P = 0.5 × ρ × A × v³
P = Power in wind (W)
ρ = Air density (kg/m³)
A = Swept area (m²)
v = Wind speed (m/s)
The Betz limit (59.3%) is the theoretical maximum efficiency of a wind turbine. Real-world turbines typically achieve 35-45% efficiency.
Factors affecting efficiency include blade design, generator efficiency, gearbox losses, and wind variability.
Disclaimer: Wind power calculations are estimates. Actual energy generation may vary due to wind fluctuations, turbine design, and environmental factors. Consult manufacturer specifications for precise performance.
Wind power is one of the fastest-growing renewable energy sources worldwide. Wind turbines convert the kinetic energy of moving air into electrical energy through the rotation of blades connected to a generator.
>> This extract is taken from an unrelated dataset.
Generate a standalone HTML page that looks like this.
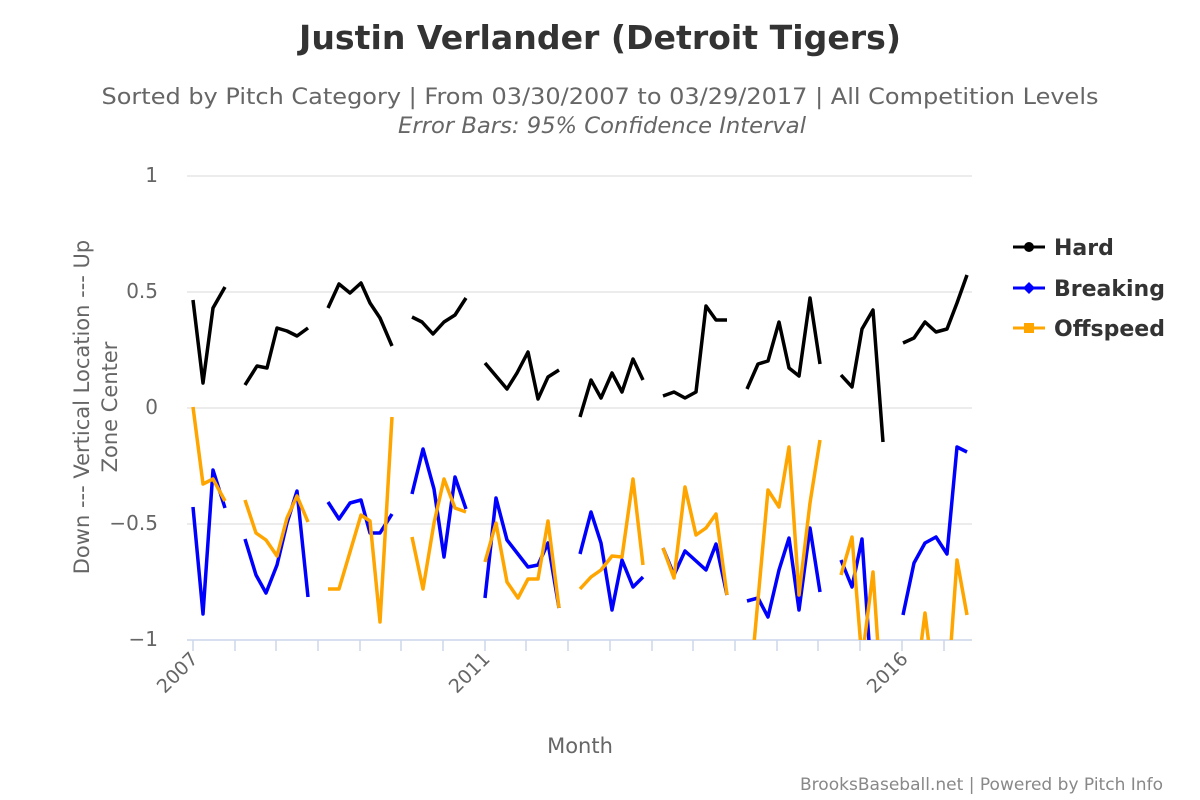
<!DOCTYPE html>
<html><head><meta charset="utf-8"><style>body{margin:0;background:#fff}svg{display:block;font-family:"Liberation Sans","DejaVu Sans",sans-serif}</style></head><body>
<svg width="1200" height="800" xmlns="http://www.w3.org/2000/svg">
<defs><clipPath id="c"><rect x="187" y="150" width="790" height="490"/></clipPath></defs>
<text x="600" y="49" text-anchor="middle" font-size="33" font-weight="bold" fill="#333" font-family="DejaVu Sans, sans-serif" textLength="602" lengthAdjust="spacingAndGlyphs">Justin Verlander (Detroit Tigers)</text>
<text x="600" y="104" text-anchor="middle" font-size="22" fill="#666" font-family="DejaVu Sans, sans-serif" textLength="997" lengthAdjust="spacingAndGlyphs">Sorted by Pitch Category | From 03/30/2007 to 03/29/2017 | All Competition Levels</text>
<text x="602" y="133" text-anchor="middle" font-size="22" font-style="italic" fill="#666" font-family="DejaVu Sans, sans-serif" textLength="408" lengthAdjust="spacingAndGlyphs">Error Bars: 95% Confidence Interval</text>
<g stroke="#e6e6e6" stroke-width="1.5"><line x1="187" x2="972" y1="176" y2="176"/><line x1="187" x2="972" y1="292" y2="292"/><line x1="187" x2="972" y1="408" y2="408"/><line x1="187" x2="972" y1="524" y2="524"/></g>
<line x1="187" x2="972" y1="640" y2="640" stroke="#ccd6eb" stroke-width="1.5"/>
<g font-size="20" fill="#666" text-anchor="end" font-family="DejaVu Sans, sans-serif"><text x="158" y="182">1</text><text x="158" y="298">0.5</text><text x="158" y="414">0</text><text x="158" y="530">−0.5</text><text x="158" y="646">−1</text></g>
<g font-size="21" fill="#666" text-anchor="middle" font-family="DejaVu Sans, sans-serif"><text transform="translate(89,407) rotate(-90)">Down --- Vertical Location --- Up</text><text transform="translate(117,407) rotate(-90)">Zone Center</text>
<text x="580" y="753">Month</text></g>
<g font-size="19" fill="#666" text-anchor="end" font-family="DejaVu Sans, sans-serif"><text transform="translate(199,660) rotate(-45)">2007</text><text transform="translate(491,660) rotate(-45)">2011</text><text transform="translate(909,660) rotate(-45)">2016</text></g>
<text x="1163" y="790" text-anchor="end" font-size="17" fill="#888" font-family="DejaVu Sans, sans-serif" textLength="363" lengthAdjust="spacingAndGlyphs">BrooksBaseball.net | Powered by Pitch Info</text>
<g clip-path="url(#c)" fill="none" stroke-width="3.5" stroke-linejoin="round">
<g stroke="#000">
<polyline points="193,300 203,383 213,308 225,287"/>
<polyline points="245,385 257,366 267,368 277,328 287,331 297,336 308,328"/>
<polyline points="328,308 339,284 350,293 361,283 370,303 380,318 392,346"/>
<polyline points="412,317 422,322 433,334 444,322 455,315 466,298"/>
<polyline points="485,363 507,389 517,373 528,352 538,399 548,377 559,370"/>
<polyline points="580,417 591,380 601,398 612,373 622,392 633,359 643,380"/>
<polyline points="663,396 674,392 685,398 696,392 706,306 716,320 727,320"/>
<polyline points="747,389 758,364 768,361 779,322 789,368 799,376 810,298 820,364"/>
<polyline points="841,375 852,387 862,329 873,310 883,442"/>
<polyline points="903,343 914,338 925,322 936,332 947,329 957,303 967,275"/>
</g>
<g stroke="#0000ff">
<polyline points="193,507 203,614 213,470 225,508"/>
<polyline points="245,539 256,575 266,593 277,565 287,523 297,491 308,597"/>
<polyline points="328,502 339,519 350,503 361,500 370,533 380,533 392,514"/>
<polyline points="412,494 423,449 434,489 444,557 455,477 466,509"/>
<polyline points="485,598 496,498 507,540 528,567 538,565 548,543 559,608"/>
<polyline points="580,554 591,512 601,543 612,610 622,560 633,587 643,577"/>
<polyline points="663,548 674,575 685,551 706,570 716,544 727,595"/>
<polyline points="747,601 758,598 768,617 779,570 789,538 799,610 810,528 820,592"/>
<polyline points="841,560 852,587 862,539 873,700"/>
<polyline points="903,615 914,563 925,543 936,537 947,554 957,447 967,452"/>
</g>
<g stroke="#ffa500">
<polyline points="193,407 203,484 213,479 225,501"/>
<polyline points="245,500 256,533 266,540 277,556 287,518 297,496 308,522"/>
<polyline points="328,589 339,589 350,552 361,515 370,521 380,622 392,417"/>
<polyline points="412,537 423,589 434,523 444,479 455,508 466,512"/>
<polyline points="485,562 496,523 507,582 518,598 528,579 538,579 548,521 559,608"/>
<polyline points="580,589 591,577 601,570 612,556 622,557 633,479 643,565"/>
<polyline points="663,548 674,578 685,487 696,535 706,528 716,514 727,595"/>
<polyline points="747,720 768,490 779,507 789,447 799,595 810,503 820,440"/>
<polyline points="841,575 852,537 862,660 873,572 883,720"/>
<polyline points="914,700 925,613 936,700 947,700 957,560 967,615"/>
</g>
</g>
<g font-size="22" font-weight="bold" fill="#333" font-family="DejaVu Sans, sans-serif">
<line x1="1013" x2="1045" y1="247" y2="247" stroke="#000" stroke-width="3"/><circle cx="1029" cy="247" r="5" fill="#000"/><text x="1054" y="255">Hard</text>
<line x1="1013" x2="1045" y1="288" y2="288" stroke="#0000ff" stroke-width="3"/><path d="M1029 282 L1035 288 L1029 294 L1023 288Z" fill="#0000ff"/><text x="1054" y="296">Breaking</text>
<line x1="1013" x2="1045" y1="328" y2="328" stroke="#ffa500" stroke-width="3"/><rect x="1024" y="323" width="10" height="10" fill="#ffa500"/><text x="1054" y="336">Offspeed</text>
</g>
<g stroke="#ccd6eb" stroke-width="1.5">
<line x1="193" x2="193" y1="640" y2="651"/><line x1="235" x2="235" y1="640" y2="651"/><line x1="276" x2="276" y1="640" y2="651"/><line x1="318" x2="318" y1="640" y2="651"/><line x1="360" x2="360" y1="640" y2="651"/><line x1="401" x2="401" y1="640" y2="651"/><line x1="443" x2="443" y1="640" y2="651"/><line x1="485" x2="485" y1="640" y2="651"/><line x1="526" x2="526" y1="640" y2="651"/><line x1="568" x2="568" y1="640" y2="651"/><line x1="610" x2="610" y1="640" y2="651"/><line x1="652" x2="652" y1="640" y2="651"/><line x1="693" x2="693" y1="640" y2="651"/><line x1="735" x2="735" y1="640" y2="651"/><line x1="777" x2="777" y1="640" y2="651"/><line x1="818" x2="818" y1="640" y2="651"/><line x1="860" x2="860" y1="640" y2="651"/><line x1="902" x2="902" y1="640" y2="651"/><line x1="944" x2="944" y1="640" y2="651"/>
</g>
</svg>
</body></html>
The power available in the wind is proportional to the cube of the wind speed, meaning that even small increases in wind speed can significantly increase power output.
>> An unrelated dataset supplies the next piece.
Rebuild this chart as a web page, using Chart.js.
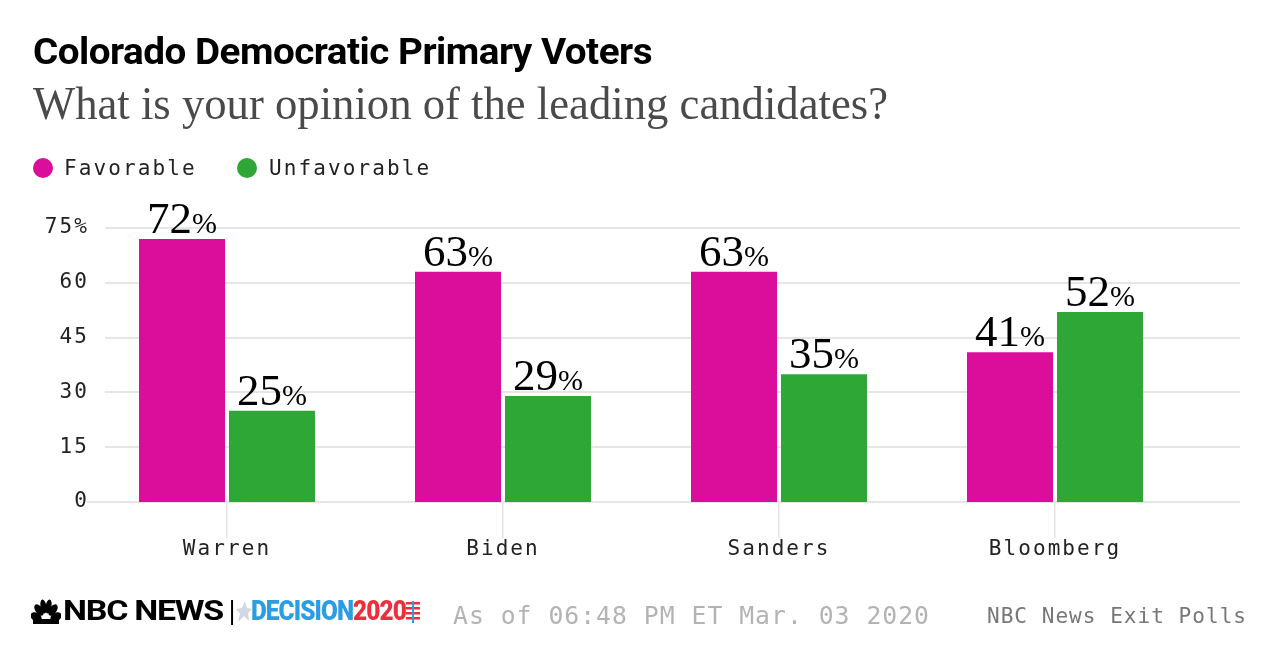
<!DOCTYPE html>
<html>
<head>
<meta charset="utf-8">
<script src="https://cdn.jsdelivr.net/npm/chart.js@4/dist/chart.umd.min.js"></script>
<style>
  html, body { margin:0; padding:0; background:#fff; width:1280px; height:672px; overflow:hidden; }
  #wrap { position:relative; width:1280px; height:672px; }
  canvas#c { position:absolute; left:0; top:0; }
  .t { position:absolute; white-space:nowrap; line-height:1; transform-origin:0 0; }
  #title { left:33px; top:33px; font-family:Roboto, "DejaVu Sans", sans-serif; font-weight:700; font-size:37px; color:#000; letter-spacing:-0.5px; }
  #subtitle { left:33px; top:81px; font-family:"Liberation Serif", "DejaVu Serif", serif; font-size:46px; color:#4a4a4a; }
  .leg { position:absolute; top:158px; height:20px; }
  .dot { position:absolute; width:20px; height:20px; border-radius:50%; top:0; }
  .legtxt { position:absolute; top:0px; font-family:"DejaVu Sans Mono", monospace; font-size:21px; letter-spacing:2.1px; color:#222; line-height:20px; white-space:nowrap; }
  #asof { left:453px; top:603px; font-family:"DejaVu Sans Mono", monospace; font-size:25px; color:#b3b3b3; letter-spacing:1px; }
  #source { left:987px; top:606px; font-family:"DejaVu Sans Mono", monospace; font-size:21px; color:#777; letter-spacing:1px; }
  #logo { position:absolute; left:31px; top:597px; height:30px; }
  #nbc { left:63px; top:598px; font-family:Roboto, "DejaVu Sans", sans-serif; font-weight:700; font-size:27px; color:#000; letter-spacing:-1px; }
  #bar { left:228px; top:599px; font-family:"DejaVu Sans", sans-serif; font-size:24px; color:#000; }
  #dec { left:251px; top:598px; font-family:Roboto, "DejaVu Sans", sans-serif; font-weight:900; font-size:27px; letter-spacing:-1px; }
  #dec .b { color:#2b9de3; }
  #dec .r { color:#ec2f3d; }
</style>
</head>
<body>
<div id="wrap">
  <canvas id="c" width="1280" height="672"></canvas>
  <div id="title" class="t">Colorado Democratic Primary Voters</div>
  <div id="subtitle" class="t">What is your opinion of the leading candidates?</div>
  <div class="leg" style="left:33px">
    <div class="dot" style="left:0;background:#DB0D9B"></div>
    <div class="legtxt" style="left:31px">Favorable</div>
  </div>
  <div class="leg" style="left:237px">
    <div class="dot" style="left:0;background:#2EA737"></div>
    <div class="legtxt" style="left:32px">Unfavorable</div>
  </div>
  <svg id="logo" width="30" height="30" viewBox="0 0 30 30">
    <g fill="#000">
      <ellipse cx="5" cy="20" rx="4.2" ry="6" transform="rotate(-60 5 20)"/>
      <ellipse cx="8" cy="13" rx="3.6" ry="6.5" transform="rotate(-35 8 13)"/>
      <ellipse cx="12.5" cy="9.5" rx="3" ry="7" transform="rotate(-10 12.5 9.5)"/>
      <ellipse cx="17.5" cy="9.5" rx="3" ry="7" transform="rotate(10 17.5 9.5)"/>
      <ellipse cx="22" cy="13" rx="3.6" ry="6.5" transform="rotate(35 22 13)"/>
      <ellipse cx="25" cy="20" rx="4.2" ry="6" transform="rotate(60 25 20)"/>
      <rect x="2" y="22" width="26" height="5"/>
    </g>
  </svg>
  <div id="nbc" class="t">NBC NEWS</div>
  <div id="bar" class="t">|</div>
  <svg style="position:absolute;left:236px;top:601px" width="16" height="22" viewBox="0 0 16 22">
    <polygon points="9,0 11,7 16,8 12,12 13,20 8,15 2,21 4,13 0,8 6,7" fill="#cfd8e3"/>
  </svg>
  <div id="dec" class="t"><span class="b">DECISION</span><span class="r">2020</span></div>
  <svg style="position:absolute;left:406px;top:601px" width="14" height="22" viewBox="0 0 14 22">
    <rect x="0" y="1" width="14" height="2.5" fill="#ec2f3d"/>
    <rect x="0" y="6" width="14" height="2.5" fill="#ec2f3d"/>
    <rect x="0" y="11" width="14" height="2.5" fill="#ec2f3d"/>
    <rect x="0" y="16" width="14" height="2.5" fill="#ec2f3d"/>
    <rect x="6" y="0" width="2" height="22" fill="#2b9de3"/>
  </svg>
  <div id="asof" class="t">As of 06:48 PM ET Mar. 03 2020</div>
  <div id="source" class="t">NBC News Exit Polls</div>
</div>
<script>
const categories = ['Warren', 'Biden', 'Sanders', 'Bloomberg'];
const favorable = [72, 63, 63, 41];
const unfavorable = [25, 29, 35, 52];
const yTicks = [0, 15, 30, 45, 60, 75];
const seriesNames = ['Favorable', 'Unfavorable'];
const seriesColors = ['#DB0D9B', '#2EA737'];

function fitWidth(id, w) {
  const el = document.getElementById(id);
  el.style.transform = 'none';
  const r = el.getBoundingClientRect().width;
  el.style.transform = 'scaleX(' + (w / r) + ')';
}

const MONO = '"DejaVu Sans Mono", monospace';

const gridPlugin = {
  id: 'customGrid',
  beforeDraw(chart) { chart.ctx.letterSpacing = '2.1px'; },
  beforeDatasetsDraw(chart) {
    const ctx = chart.ctx, y = chart.scales.y;
    ctx.save();
    ctx.strokeStyle = '#e6e6e6';
    ctx.lineWidth = 2;
    yTicks.forEach(v => {
      const py = Math.round(y.getPixelForValue(v));
      ctx.beginPath();
      ctx.moveTo(v === 0 ? 87 : 105, py);
      ctx.lineTo(1240, py);
      ctx.stroke();
    });
    ctx.restore();
  }
};

const labelPlugin = {
  id: 'valueLabels',
  afterDatasetsDraw(chart) {
    const ctx = chart.ctx;
    ctx.save();
    ctx.letterSpacing = '0px';
    ctx.fillStyle = '#000';
    ctx.textBaseline = 'alphabetic';
    ctx.textAlign = 'left';
    const NUMF = '45px "Liberation Serif", serif';
    const PCTF = '30px "Liberation Serif", serif';
    chart.data.datasets.forEach((ds, di) => {
      chart.getDatasetMeta(di).data.forEach((bar, i) => {
        const num = String(ds.data[i]);
        ctx.font = NUMF;
        const wn = ctx.measureText(num).width;
        ctx.font = PCTF;
        const wp = ctx.measureText('%').width;
        const x0 = bar.x - (wn + wp) / 2;
        const by = bar.y - 6;
        ctx.font = NUMF;
        ctx.fillText(num, x0, by);
        ctx.font = PCTF;
        ctx.fillText('%', x0 + wn, by);
      });
    });
    ctx.restore();
  }
};

const chart = new Chart(document.getElementById('c'), {
  type: 'bar',
  data: {
    labels: categories,
    datasets: [
      { label: seriesNames[0], data: favorable, backgroundColor: seriesColors[0] },
      { label: seriesNames[1], data: unfavorable, backgroundColor: seriesColors[1] }
    ]
  },
  options: {
    responsive: false,
    animation: false,
    devicePixelRatio: 1,
    categoryPercentage: 0.652,
    barPercentage: 0.956,
    layout: { padding: { left: 0, right: 87, top: 228, bottom: 70 } },
    plugins: { legend: { display: false }, tooltip: { enabled: false } },
    scales: {
      y: {
        min: 0, max: 75,
        afterFit(s) { s.width = 89; },
        afterBuildTicks(s) { s.ticks = yTicks.map(v => ({ value: v })); },
        grid: { display: false, drawTicks: false },
        border: { display: false },
        ticks: {
          padding: 0,
          color: '#222',
          font: { family: MONO, size: 21 },
          callback: v => (v === 75 ? v + '%' : String(v))
        }
      },
      x: {
        afterFit(s) { s.height = 100; },
        grid: { display: true, drawOnChartArea: false, drawTicks: true, tickLength: 36, offset: false, color: '#e3e3e3', lineWidth: 1.5 },
        border: { display: false },
        ticks: { padding: -1, color: '#222', maxRotation: 0, font: { family: MONO, size: 21 } }
      }
    }
  },
  plugins: [gridPlugin, labelPlugin]
});

function fits() {
  fitWidth('title', 619);
  fitWidth('subtitle', 855);
  fitWidth('asof', 477);
  fitWidth('source', 260);
  fitWidth('nbc', 160);
  fitWidth('dec', 155);
}
fits();
if (document.fonts && document.fonts.ready) document.fonts.ready.then(fits);
</script>
</body>
</html>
The swept area of the turbine blades is another critical factor. Larger rotor diameters capture more wind energy, which is why modern utility-scale turbines have blade spans exceeding 100 meters. However, larger turbines also require stronger structural components and more sophisticated control systems.
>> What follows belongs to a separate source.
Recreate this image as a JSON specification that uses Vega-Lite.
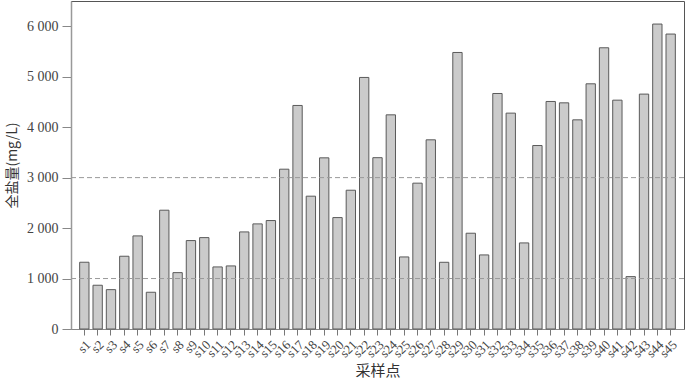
{
  "$schema": "https://vega.github.io/schema/vega-lite/v6.json",
  "width": 613,
  "height": 328,
  "autosize": {"type": "none"},
  "padding": {"left": 71, "top": 1, "right": 1, "bottom": 52},
  "background": "#ffffff",
  "config": {
    "view": {"stroke": "#555555", "strokeWidth": 1},
    "font": "Liberation Serif"
  },
  "datasets": {
    "bars": [
      {"site": "s1", "value": 1323}, {"site": "s2", "value": 867}, {"site": "s3", "value": 780},
      {"site": "s4", "value": 1442}, {"site": "s5", "value": 1845}, {"site": "s6", "value": 728},
      {"site": "s7", "value": 2354}, {"site": "s8", "value": 1117}, {"site": "s9", "value": 1752},
      {"site": "s10", "value": 1811}, {"site": "s11", "value": 1230}, {"site": "s12", "value": 1250},
      {"site": "s13", "value": 1924}, {"site": "s14", "value": 2083}, {"site": "s15", "value": 2149},
      {"site": "s16", "value": 3167}, {"site": "s17", "value": 4430}, {"site": "s18", "value": 2632},
      {"site": "s19", "value": 3392}, {"site": "s20", "value": 2208}, {"site": "s21", "value": 2750},
      {"site": "s22", "value": 4985}, {"site": "s23", "value": 3395}, {"site": "s24", "value": 4244},
      {"site": "s25", "value": 1428}, {"site": "s26", "value": 2890}, {"site": "s27", "value": 3749},
      {"site": "s28", "value": 1322}, {"site": "s29", "value": 5480}, {"site": "s30", "value": 1898},
      {"site": "s31", "value": 1468}, {"site": "s32", "value": 4667}, {"site": "s33", "value": 4278},
      {"site": "s34", "value": 1706}, {"site": "s35", "value": 3636}, {"site": "s36", "value": 4509},
      {"site": "s37", "value": 4482}, {"site": "s38", "value": 4145}, {"site": "s39", "value": 4859},
      {"site": "s40", "value": 5573}, {"site": "s41", "value": 4535}, {"site": "s42", "value": 1038},
      {"site": "s43", "value": 4655}, {"site": "s44", "value": 6043}, {"site": "s45", "value": 5845}
    ],
    "refs": [{"y": 1000}, {"y": 3000}]
  },
  "layer": [
    {
      "data": {"name": "bars"},
      "mark": {"type": "bar", "fill": "#cbcbcb", "stroke": "#5a5a5a", "strokeWidth": 1},
      "encoding": {
        "x": {
          "field": "site", "type": "nominal", "sort": null,
          "scale": {"paddingInner": 0.3, "paddingOuter": 0.65},
          "axis": {
            "title": "采样点",
            "titleFont": "Noto Sans CJK SC",
            "titleFontSize": 15,
            "titleFontWeight": "normal",
            "titleColor": "#333333",
            "titlePadding": 4,
            "labelAngle": -45,
            "labelFontSize": 13,
            "labelColor": "#444444",
            "labelFont": "Liberation Serif",
            "labelPadding": 3,
            "tickColor": "#777777",
            "tickSize": 6,
            "domainColor": "#888888",
            "grid": false
          }
        },
        "y": {
          "field": "value", "type": "quantitative",
          "scale": {"domain": [0, 6500], "nice": false},
          "axis": {
            "title": "全盐量(mg/L)",
            "titleFont": "Noto Sans CJK SC",
            "titleFontSize": 14,
            "titleFontWeight": "normal",
            "titleColor": "#333333",
            "titlePadding": 7,
            "values": [0, 1000, 2000, 3000, 4000, 5000, 6000],
            "labelExpr": "replace(format(datum.value, ','), ',', ' ')",
            "labelFontSize": 14,
            "labelColor": "#444444",
            "labelFont": "Liberation Serif",
            "labelPadding": 4,
            "tickColor": "#888888",
            "tickSize": 9,
            "domainColor": "#999999",
            "domainWidth": 1.5,
            "grid": false
          }
        }
      }
    },
    {
      "data": {"name": "refs"},
      "mark": {"type": "rule", "color": "#999999", "strokeDash": [5, 3], "strokeWidth": 1},
      "encoding": {"y": {"field": "y", "type": "quantitative"}}
    }
  ]
}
Several factors influence the actual power output of a wind turbine. Air density varies with altitude, temperature, and humidity - denser air contains more energy. Wind speed is rarely constant, so capacity factor (actual output vs. rated output) is typically 25-45% for most wind farms.
Turbine efficiency is limited by the Betz limit of approximately 59.3%, which represents the maximum theoretical efficiency of any wind turbine. Modern turbines achieve efficiencies of 35-45%, accounting for aerodynamic, mechanical, and electrical losses in the system.